5. Now, pin the paper template to the fabric and cut out the shapes, You should be able to get two flags out of one square, so it’s quite an efficient use of fabric! When you’ve cut out as many flags as you need, iron them and set aside.
6. Take the material that you’re using to make your tape. I needed long tapes and was limited by the width of the piece of fabric I had, so I had to do a lot of joining! Cut out two-inch (5cm) strips of fabric across the width of the material, and join them together by sewing down the short seam until you have enough to make up the length you want. Iron the strip, then press in a 1/2-inch seam (1.5cm) on the top and the bottom, fold the strip over so that you have a tape, iron into position and pin.
7. Sew the flags. Turn the right sides of the material in to face each other, then sew around the edges of the triangle leaving the top open. Turn right side out, trim the top of the flag to make it square and iron. Repeat until they’re all done. Sort them into order so that you get a mix of patterns and colours and don’t end up with two of the same pattern next to each other.
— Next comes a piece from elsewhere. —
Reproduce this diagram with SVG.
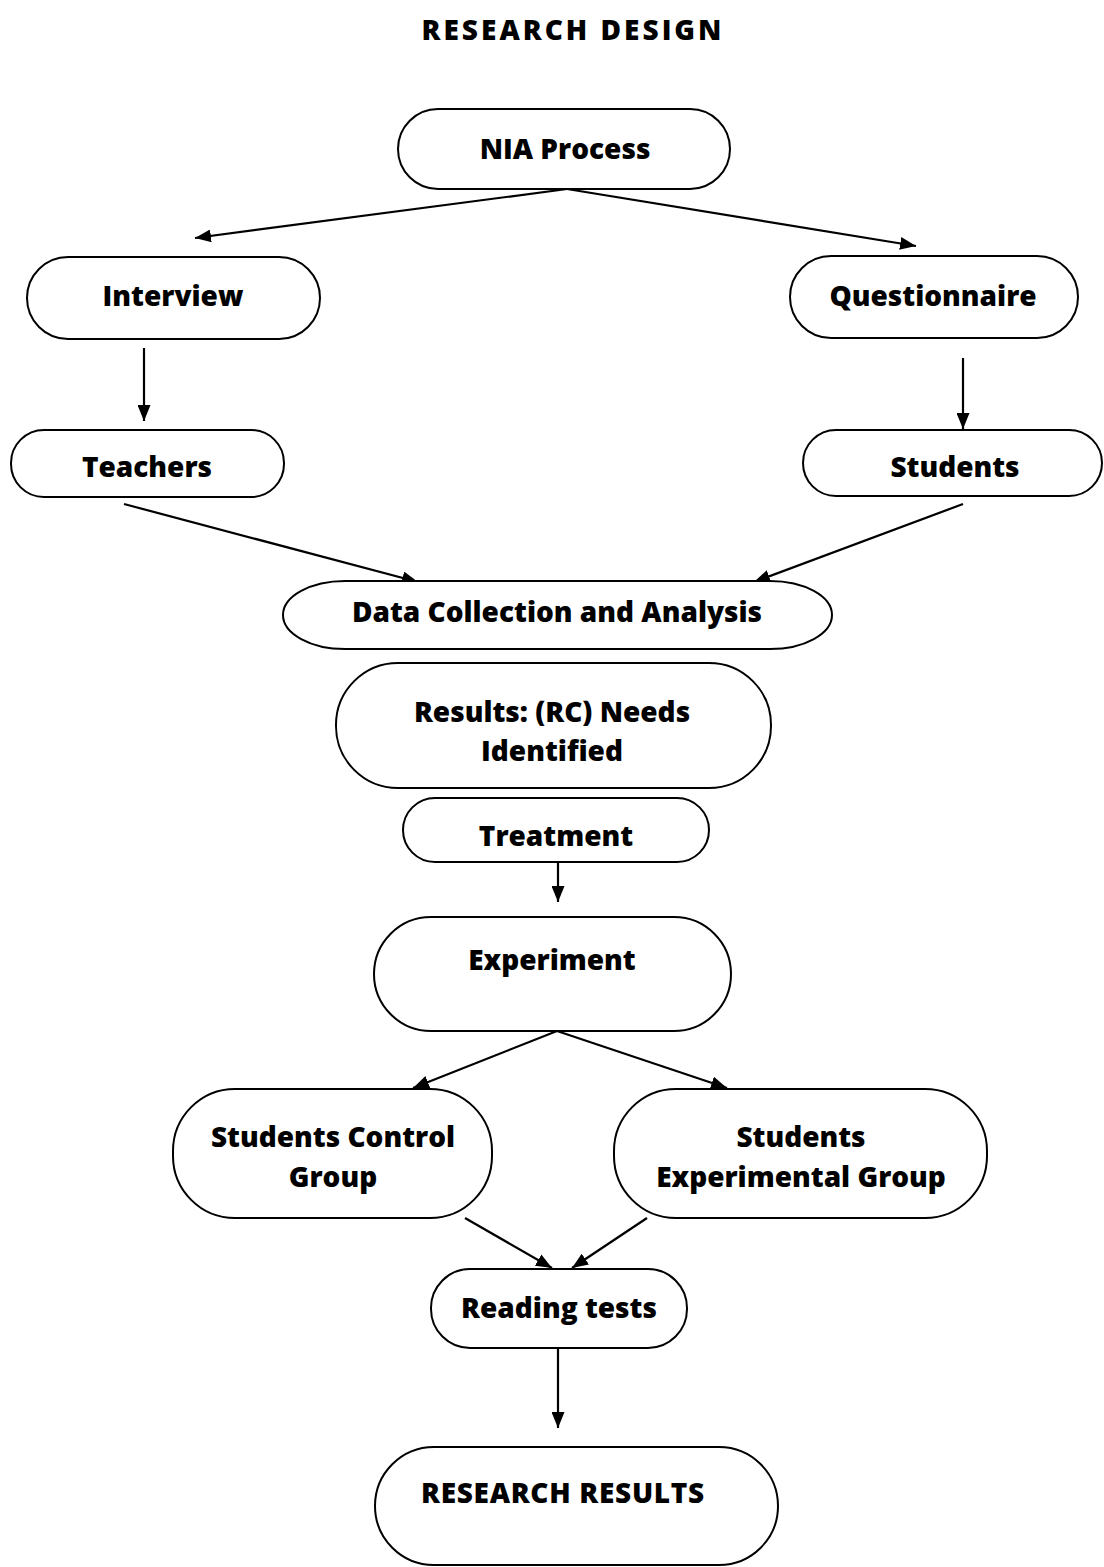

8. Fold the tape in half lengthways to find the middle, and mark the middle with a pin. Measure 2.5 inches (6.5cm) from the pin, and position the first flag by sliding it into the tape and pinning it into place. Measure 5 inches (13cm) out from that one, and position the next one until all the flags on one side are in position, then return to the central pin and measure and pin the remaining flags.
9. Sew along the tape to secure all the bunting flags. Finally, sew up the ends of the tape and fold 2 inches (5cm) back on itself to make a loom. Sew into position, and fasten off any loose ends.
10. Hang up your garden bunting! If you don’t have anything to hook it onto, you can make the ends of the tape longer, leave them loose and use them to tie the bunting into position.
Ideally, your garden bunting needs to be hung in a slightly sheltered position otherwise it gets grubby quite quickly if you leave it out all the time. To clean it, handwash with detergent and warm water and leave to dry naturally.